Üç Öğretmen Üç Sorun

Türkiye’de öğretmenlerin birinci sorunu atanamamaktır. “Atanamayan öğretmen diye bir şey olur mu?” demeyin. “Bu sadece MEB’in sorunu değil!” “MEB herkese iş bulmak zorunda değil!” de demeyin. Bu sorun temelde herkesin sorunu ama çözmesi beklenen kurum Millî Eğitim Bakanlığı’dır. MEB’in üstüne yapışmış kalmış bir problemdir. MEB bu sorunu çözmeden rüştünü ispat edemez.

Eğitim fakülteleri sadece MEB’in ihtiyacı kadar ya da bu ihtiyaca yakın öğretmen yetiştirmelidir. MEB bu konuda YÖK ile sıkı iş birliğine gitmeli uzun vadeli planlamalar yapmalıdır. Hali hazırda bekleyen öğretmenleri de tüm öğretmen açığı karşılanacak şekilde atamalıdır. MEB’in öğretmen açığı olduğunu biliyoruz. Maliye ile tekrar ve acilen masaya oturmalı. Gerekirse diğer bazı projeleri iptal etmelidir. Elindeki parayı tablete ve akıllı tahtaya yatırmayı bırakıp öğretmene yatırmalıdır.

Ücretli öğretmenlik uygulaması çalışan için de işveren olan MEB için de tatmin edici değildir. Ücretli öğretmenlik yapanlar sadece atanamamış öğretmenler değildir. Bu kapsamda eğitim fakültesi mezunu olmayan veya fakülte mezunu bile olmayan ve formasyon eğitimi almamış insanlar da öğretmenlik yapmaktadır. Aldıkları ücret ise sadece ek ders karşılığı aldıkları paradır. Asgari ücretin bile altında bir miktardır.

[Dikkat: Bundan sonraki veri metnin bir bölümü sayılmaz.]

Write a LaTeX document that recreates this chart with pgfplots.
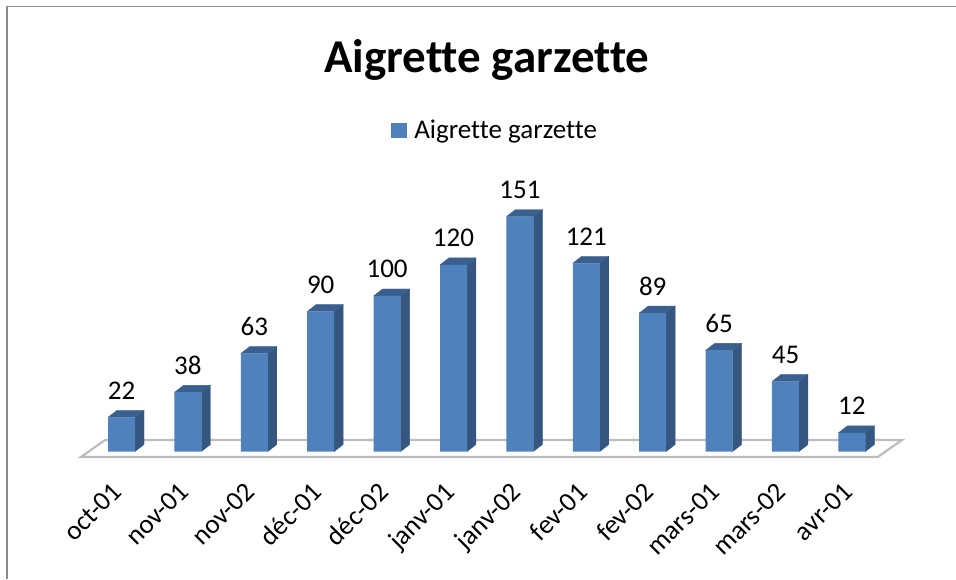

Ücretli öğretmenlik uygulaması özellikle ilkokullarda yaygındır. Çocuklarımız eğitim hayatlarına uzman olmayan kişilerin ellerinde adım atmaktadırlar. İlkokul ve ortaokullardan başlayarak ücretli öğretmenlik kaldırılmalı ve en geç üç sene içinde öğretmen açığı kadrolu öğretmenlerle kapatılmalıdır. Hala ciddi öğretmen açığı var. “Eğitimin en büyük açığı nedir?” deyip duruyoruz. Meğer öğretmen açığıymış.

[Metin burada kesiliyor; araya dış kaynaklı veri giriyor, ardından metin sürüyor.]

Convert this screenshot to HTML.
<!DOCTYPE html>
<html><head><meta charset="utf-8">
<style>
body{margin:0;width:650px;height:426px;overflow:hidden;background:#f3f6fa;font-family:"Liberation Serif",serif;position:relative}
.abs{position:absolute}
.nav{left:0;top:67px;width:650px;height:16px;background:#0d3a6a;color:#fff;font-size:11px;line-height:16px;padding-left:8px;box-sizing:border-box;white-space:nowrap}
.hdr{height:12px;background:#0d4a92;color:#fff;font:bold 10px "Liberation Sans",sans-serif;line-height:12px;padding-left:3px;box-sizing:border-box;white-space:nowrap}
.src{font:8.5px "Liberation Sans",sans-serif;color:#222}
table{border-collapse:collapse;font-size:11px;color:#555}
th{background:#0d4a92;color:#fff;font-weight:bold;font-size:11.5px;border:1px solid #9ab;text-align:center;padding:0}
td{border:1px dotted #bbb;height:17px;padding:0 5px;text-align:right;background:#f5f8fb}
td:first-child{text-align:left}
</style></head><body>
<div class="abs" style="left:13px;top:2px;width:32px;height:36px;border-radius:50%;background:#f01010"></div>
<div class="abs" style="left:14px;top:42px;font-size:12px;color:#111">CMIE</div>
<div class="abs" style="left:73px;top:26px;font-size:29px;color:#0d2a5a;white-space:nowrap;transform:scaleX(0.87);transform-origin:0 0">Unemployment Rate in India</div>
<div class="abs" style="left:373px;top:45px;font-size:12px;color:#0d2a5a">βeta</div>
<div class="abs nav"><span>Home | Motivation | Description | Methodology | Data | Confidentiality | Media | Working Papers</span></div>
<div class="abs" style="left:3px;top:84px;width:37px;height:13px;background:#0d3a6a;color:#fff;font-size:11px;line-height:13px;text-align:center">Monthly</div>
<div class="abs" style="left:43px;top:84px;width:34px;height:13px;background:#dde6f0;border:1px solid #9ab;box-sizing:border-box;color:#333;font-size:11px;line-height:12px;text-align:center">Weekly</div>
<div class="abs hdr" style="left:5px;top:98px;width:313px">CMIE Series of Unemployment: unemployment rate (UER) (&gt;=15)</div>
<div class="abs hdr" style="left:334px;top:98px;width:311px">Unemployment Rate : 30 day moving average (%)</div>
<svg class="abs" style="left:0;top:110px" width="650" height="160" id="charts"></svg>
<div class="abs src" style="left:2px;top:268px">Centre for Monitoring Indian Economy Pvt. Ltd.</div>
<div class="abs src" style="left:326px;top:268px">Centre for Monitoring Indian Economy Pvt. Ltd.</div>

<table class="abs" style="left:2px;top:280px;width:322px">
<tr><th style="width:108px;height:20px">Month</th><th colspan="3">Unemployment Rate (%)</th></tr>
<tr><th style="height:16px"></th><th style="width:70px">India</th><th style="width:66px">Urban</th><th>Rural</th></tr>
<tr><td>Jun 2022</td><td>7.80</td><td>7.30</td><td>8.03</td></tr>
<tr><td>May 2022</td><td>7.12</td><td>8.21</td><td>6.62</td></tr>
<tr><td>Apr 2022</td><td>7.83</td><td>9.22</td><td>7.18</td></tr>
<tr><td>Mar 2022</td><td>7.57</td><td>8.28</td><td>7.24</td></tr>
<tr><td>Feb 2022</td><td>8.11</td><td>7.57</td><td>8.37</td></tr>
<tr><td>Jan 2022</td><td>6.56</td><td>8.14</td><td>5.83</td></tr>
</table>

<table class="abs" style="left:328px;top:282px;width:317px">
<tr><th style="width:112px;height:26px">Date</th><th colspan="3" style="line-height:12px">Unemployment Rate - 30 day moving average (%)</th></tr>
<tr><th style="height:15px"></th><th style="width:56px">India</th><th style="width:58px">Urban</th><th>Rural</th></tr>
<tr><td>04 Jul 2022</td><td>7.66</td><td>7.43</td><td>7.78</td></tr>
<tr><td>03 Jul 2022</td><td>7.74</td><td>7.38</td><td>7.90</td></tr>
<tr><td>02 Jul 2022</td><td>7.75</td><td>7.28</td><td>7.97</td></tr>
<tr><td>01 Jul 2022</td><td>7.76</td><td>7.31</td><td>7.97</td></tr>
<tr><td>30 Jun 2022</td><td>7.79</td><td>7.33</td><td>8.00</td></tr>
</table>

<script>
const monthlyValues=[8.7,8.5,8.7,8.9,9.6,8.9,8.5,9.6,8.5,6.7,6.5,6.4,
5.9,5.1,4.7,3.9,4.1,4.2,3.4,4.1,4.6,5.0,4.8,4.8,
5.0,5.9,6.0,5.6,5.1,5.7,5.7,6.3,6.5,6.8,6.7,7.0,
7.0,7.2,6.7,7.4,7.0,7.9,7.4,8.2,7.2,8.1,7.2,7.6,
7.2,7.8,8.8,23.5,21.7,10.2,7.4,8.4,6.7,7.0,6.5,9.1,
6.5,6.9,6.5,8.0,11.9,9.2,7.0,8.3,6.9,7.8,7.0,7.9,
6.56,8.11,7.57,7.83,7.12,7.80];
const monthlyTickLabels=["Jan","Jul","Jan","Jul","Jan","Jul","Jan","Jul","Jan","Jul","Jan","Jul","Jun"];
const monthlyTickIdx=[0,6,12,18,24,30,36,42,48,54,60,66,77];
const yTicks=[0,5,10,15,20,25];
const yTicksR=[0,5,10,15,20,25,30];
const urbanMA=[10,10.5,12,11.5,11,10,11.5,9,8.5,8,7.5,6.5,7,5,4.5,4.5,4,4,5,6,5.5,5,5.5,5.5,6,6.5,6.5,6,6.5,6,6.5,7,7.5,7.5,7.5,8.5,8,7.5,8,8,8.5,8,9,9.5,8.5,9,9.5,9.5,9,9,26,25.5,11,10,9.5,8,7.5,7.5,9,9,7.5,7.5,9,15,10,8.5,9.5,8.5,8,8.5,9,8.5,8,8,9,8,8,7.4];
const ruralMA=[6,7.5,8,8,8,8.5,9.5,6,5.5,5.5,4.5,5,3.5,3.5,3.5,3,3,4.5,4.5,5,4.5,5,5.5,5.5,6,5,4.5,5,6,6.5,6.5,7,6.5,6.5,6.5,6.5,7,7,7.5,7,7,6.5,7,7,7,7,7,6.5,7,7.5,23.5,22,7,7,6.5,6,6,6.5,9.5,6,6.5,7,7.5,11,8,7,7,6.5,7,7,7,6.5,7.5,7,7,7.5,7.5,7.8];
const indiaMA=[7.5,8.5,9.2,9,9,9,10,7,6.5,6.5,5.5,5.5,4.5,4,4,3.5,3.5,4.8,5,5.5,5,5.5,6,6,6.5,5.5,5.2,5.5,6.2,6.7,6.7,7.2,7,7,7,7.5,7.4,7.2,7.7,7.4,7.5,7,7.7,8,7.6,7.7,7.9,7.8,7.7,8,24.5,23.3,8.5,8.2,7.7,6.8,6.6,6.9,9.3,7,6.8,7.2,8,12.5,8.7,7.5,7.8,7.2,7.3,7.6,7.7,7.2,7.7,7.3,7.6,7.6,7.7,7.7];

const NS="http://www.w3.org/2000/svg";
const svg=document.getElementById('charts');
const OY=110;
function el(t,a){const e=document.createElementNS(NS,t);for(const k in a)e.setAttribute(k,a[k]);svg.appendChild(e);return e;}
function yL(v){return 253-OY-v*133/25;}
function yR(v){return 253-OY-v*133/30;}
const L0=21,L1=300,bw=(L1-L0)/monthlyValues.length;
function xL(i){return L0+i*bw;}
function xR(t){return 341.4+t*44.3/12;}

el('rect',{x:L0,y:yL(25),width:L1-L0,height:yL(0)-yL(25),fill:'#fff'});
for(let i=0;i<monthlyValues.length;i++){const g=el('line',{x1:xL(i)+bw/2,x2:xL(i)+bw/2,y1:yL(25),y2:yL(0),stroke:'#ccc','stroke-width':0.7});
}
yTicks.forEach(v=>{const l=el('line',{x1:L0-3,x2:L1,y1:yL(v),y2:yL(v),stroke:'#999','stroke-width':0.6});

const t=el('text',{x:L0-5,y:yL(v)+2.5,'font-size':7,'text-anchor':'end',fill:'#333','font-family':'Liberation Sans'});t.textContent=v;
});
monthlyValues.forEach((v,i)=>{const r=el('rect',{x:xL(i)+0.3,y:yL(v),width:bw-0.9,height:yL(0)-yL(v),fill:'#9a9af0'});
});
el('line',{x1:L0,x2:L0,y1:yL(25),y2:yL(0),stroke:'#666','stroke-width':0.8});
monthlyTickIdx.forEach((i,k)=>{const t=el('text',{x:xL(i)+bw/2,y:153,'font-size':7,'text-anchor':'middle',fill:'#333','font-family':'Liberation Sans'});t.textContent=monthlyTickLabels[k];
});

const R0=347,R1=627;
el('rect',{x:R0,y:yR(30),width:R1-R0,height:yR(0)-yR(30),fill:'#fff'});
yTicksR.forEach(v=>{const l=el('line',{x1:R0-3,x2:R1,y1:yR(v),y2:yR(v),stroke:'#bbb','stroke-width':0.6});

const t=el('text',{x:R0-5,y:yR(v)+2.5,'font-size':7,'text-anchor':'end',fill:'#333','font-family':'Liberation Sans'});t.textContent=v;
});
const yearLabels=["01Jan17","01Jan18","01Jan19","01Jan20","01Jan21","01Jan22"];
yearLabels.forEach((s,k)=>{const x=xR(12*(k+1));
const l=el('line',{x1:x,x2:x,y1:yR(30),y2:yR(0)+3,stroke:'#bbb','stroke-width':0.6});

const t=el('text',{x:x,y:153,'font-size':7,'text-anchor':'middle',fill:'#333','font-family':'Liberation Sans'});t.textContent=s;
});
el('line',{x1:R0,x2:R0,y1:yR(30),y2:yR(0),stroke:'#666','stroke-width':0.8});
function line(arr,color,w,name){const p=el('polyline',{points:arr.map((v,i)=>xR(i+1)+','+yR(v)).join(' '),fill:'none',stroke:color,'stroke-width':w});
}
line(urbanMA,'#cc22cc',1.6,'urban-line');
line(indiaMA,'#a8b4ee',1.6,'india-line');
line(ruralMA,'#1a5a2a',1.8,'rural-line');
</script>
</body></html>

Sözleşmeli öğretmenler kadrolu öğretmenlerle aynı maaşı almakla birlikte sözleşmeli öğretmenlik uygulaması pek çok açıdan sorunludur. Bu kapsamda atanan öğretmenler eş durumundan tayin isteyememektedirler. Anayasaya aykırıdır. İnsani ve İslami hiçbir kriterle bağdaşmamaktadır. Sorunu çözmek için; atanamayan öğretmenlerin zor durumlarından yararlanılması mantığı ile kurulmuştur. Temelinde öğretmene ve temel insan haklarına saygı yoktur. Peki sözleşmeli öğretmenlik ile ne amaçlanıyor? Öğretmenlerimizin doğu illerini ve hayat şartları zor olan bölgeleri erken terk etmeleri önlenmeye çalışılıyor. İsteniyor ki zor şartları olan bölgelerde de çalışsınlar. Amaçta sıkıntı yok.

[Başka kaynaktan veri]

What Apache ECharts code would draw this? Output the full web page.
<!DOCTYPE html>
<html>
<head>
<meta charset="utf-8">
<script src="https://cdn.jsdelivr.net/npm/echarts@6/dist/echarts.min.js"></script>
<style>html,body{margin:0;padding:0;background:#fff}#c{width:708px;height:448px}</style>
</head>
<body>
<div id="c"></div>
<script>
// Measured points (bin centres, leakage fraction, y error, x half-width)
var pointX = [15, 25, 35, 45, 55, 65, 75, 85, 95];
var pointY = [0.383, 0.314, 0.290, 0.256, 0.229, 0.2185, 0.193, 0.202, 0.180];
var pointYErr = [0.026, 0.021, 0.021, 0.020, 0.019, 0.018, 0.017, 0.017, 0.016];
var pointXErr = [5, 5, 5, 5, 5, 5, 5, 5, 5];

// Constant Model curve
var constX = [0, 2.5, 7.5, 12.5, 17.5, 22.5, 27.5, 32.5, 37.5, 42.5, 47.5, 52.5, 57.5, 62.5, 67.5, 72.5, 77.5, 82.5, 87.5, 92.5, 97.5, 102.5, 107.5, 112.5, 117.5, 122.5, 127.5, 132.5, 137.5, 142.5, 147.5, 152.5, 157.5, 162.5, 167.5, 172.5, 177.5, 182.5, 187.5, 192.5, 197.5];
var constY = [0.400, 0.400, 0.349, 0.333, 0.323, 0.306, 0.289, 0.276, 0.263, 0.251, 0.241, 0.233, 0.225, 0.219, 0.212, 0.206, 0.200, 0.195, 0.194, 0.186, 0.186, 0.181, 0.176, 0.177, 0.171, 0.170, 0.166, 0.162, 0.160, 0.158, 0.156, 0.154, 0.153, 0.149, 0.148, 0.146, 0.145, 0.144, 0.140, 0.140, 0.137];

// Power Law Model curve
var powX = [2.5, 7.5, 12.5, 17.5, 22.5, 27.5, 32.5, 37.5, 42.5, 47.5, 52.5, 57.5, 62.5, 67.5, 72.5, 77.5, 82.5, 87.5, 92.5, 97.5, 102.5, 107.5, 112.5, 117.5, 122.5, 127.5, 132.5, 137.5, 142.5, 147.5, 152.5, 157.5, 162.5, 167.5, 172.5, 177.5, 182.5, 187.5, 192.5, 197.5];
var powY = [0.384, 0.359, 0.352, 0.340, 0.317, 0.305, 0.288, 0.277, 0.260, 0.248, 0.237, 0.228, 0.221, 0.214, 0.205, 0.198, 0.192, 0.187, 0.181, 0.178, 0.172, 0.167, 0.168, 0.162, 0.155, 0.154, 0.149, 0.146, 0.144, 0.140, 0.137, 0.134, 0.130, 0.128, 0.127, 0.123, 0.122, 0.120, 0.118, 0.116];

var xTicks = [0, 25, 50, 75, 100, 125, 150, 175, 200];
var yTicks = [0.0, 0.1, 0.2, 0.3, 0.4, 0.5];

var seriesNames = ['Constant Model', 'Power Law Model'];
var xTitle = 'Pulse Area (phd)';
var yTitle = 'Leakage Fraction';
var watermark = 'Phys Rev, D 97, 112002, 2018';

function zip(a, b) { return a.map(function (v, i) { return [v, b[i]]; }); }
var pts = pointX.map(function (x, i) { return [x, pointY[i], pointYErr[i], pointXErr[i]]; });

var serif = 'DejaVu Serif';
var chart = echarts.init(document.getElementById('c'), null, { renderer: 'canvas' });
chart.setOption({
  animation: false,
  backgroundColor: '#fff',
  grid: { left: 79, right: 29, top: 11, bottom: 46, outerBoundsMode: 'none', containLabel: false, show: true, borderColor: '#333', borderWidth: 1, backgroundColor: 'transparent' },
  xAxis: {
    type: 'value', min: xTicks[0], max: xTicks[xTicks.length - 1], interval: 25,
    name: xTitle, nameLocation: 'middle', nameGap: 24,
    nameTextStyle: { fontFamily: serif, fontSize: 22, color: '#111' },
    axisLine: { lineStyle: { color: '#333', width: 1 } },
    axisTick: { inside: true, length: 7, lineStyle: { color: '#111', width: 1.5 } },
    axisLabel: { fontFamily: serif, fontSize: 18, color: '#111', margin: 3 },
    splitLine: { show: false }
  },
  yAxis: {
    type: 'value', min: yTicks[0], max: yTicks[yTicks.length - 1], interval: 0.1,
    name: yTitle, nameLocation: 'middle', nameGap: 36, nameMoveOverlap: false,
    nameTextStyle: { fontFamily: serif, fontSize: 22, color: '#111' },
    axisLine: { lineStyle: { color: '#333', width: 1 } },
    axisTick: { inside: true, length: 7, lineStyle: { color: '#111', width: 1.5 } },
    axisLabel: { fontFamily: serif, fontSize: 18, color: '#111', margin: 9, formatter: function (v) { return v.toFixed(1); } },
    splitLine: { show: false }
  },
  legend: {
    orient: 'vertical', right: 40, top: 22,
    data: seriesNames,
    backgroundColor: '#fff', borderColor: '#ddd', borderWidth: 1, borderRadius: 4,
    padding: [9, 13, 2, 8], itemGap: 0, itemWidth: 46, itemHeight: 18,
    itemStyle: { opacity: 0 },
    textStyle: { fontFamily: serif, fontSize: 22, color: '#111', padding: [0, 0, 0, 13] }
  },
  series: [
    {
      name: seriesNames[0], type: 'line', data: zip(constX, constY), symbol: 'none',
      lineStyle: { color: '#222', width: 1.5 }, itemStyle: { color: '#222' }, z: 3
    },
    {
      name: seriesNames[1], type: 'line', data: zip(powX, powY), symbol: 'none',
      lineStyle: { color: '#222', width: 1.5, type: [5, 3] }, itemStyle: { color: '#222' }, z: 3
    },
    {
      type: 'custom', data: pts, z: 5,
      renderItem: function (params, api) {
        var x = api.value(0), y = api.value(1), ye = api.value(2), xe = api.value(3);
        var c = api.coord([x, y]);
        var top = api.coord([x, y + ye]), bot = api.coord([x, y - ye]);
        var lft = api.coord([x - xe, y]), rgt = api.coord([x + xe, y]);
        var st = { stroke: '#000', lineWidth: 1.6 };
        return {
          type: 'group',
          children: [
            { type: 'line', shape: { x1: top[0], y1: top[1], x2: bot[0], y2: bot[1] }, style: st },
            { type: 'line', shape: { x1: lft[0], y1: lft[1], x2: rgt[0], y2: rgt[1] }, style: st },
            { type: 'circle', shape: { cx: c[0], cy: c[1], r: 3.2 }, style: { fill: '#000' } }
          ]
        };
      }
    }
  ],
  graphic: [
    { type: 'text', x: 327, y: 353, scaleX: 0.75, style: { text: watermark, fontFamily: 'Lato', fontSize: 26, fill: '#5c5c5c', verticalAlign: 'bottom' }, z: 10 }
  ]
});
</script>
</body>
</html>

Sıkıntılı olan MEB’in işsiz öğretmenleri bu şartla atamasıdır. Doğru uygulama şu şekilde yapılmalıdır. Zor bölgelerin şartları kolaylaştırılmalıdır. Maaş arttırılmalı ya da lojman sağlanmalıdır. Maaş derken çift maaştan bahsetmiyorum. Ülkenin en zor bölgesi için bile birkaç yüz liralık bir maaş farkı bazı öğretmenlerin fikrini etkileyecektir. Bu iş birkaç basit önlemle çözülebilir. Fakat problem, teşvik mekanizmaları harekete geçirilmeden ve sürdürülebilir olmayan tedbirlerle çözülmeye çalışılıyor.